Land degradation is rampant in Africa, accounting for 46% of the total land area (Agnes Africa, 2020). In Niger, over 75 percent of the land and soil is highly degraded contributing to food insecurity for close to 3 million people. Somalia is second with over 5.5 million people food insecure. With conflicts costing the global economy $600 billion in 2020, the ETR stressed that COP26 negotiations needed to approve resilience funding aimed at ecological hotspots and threatened food systems before drivers of conflict intensity.
“Key drivers of future conflict are rising malnutrition, food insecurity and population growth in the most stressed countries” – Mr. Steve Killelea, Founder of the Institute for Economics and Peace (IEP)
Food systems – despite the growing recognition of their important role in addressing climate change and food security – were not prominently featured at COP26. However, the importance of “agroecology” and need to protect and restore “nature and ecosystems” was acknowledged in the text and will be addressed again at COP27.

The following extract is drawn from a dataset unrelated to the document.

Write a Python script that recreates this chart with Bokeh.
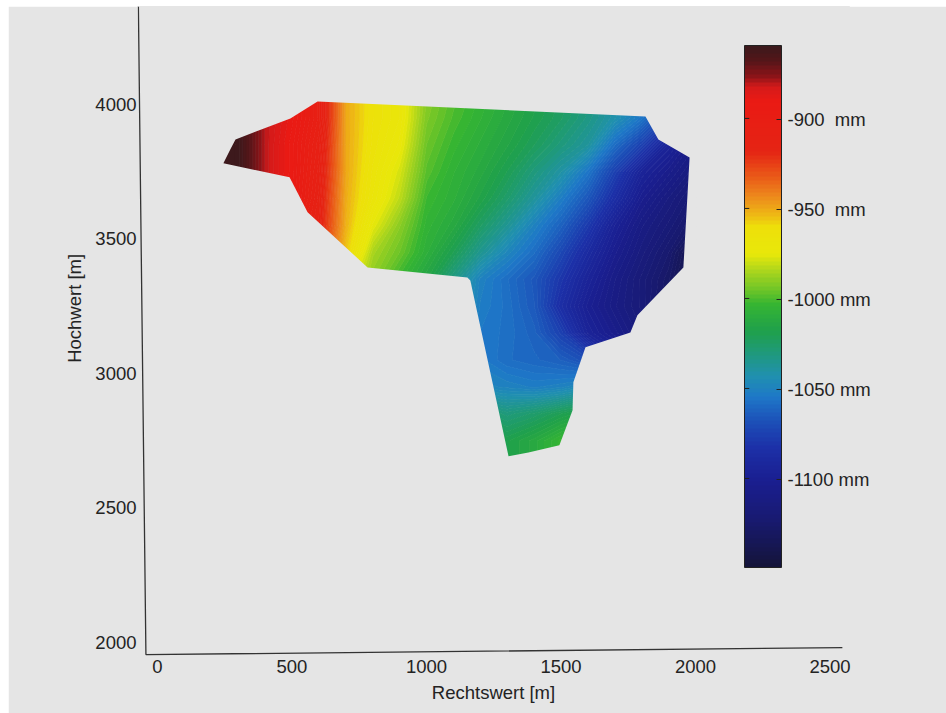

As the world’s population steadily increases, against the backdrop of a less secure world, there are more ecological threats to our environment. The Global Land Outlook 2 Report from the United Nations Convention to Combat Desertification (UNCCD), published on 27 April 2022, points out that 40% of Earth’s land has been compromised by human activities. Moreover, “USD 44 trillion of economic output – more than half of global GDP – is moderately or highly reliant on natural capital. Yet governments, markets, and societies rarely account for the true value of all nature’s services that underpin human and environmental health.”
So do supply-side promises and pledges mean much in a world of weakened multilateralism and a dearth of meaningful shovel-ready projects? This call for action is exactly what the IEP encourages to secure a sustainable future for all.
In the ETR report, the IEP proposes several policy recommendations, including an integrated agency in high-risk areas to deal with agricultural and business development, health, finance, food, refugee relief, and water. This would allow for a more efficient allocation of resources and streamlined decision making. These policy recommendations recognise the importance of an intersectional approach, which would allow for quicker responses to ecological risks and crises. To a large extent, displacement, destruction, and disasters are no longer an ecological threat but an ecological reality. The IEP, WEF and UN reports highlight the most serious risks we face that require our collective action in addressing them- for nature, people and planet.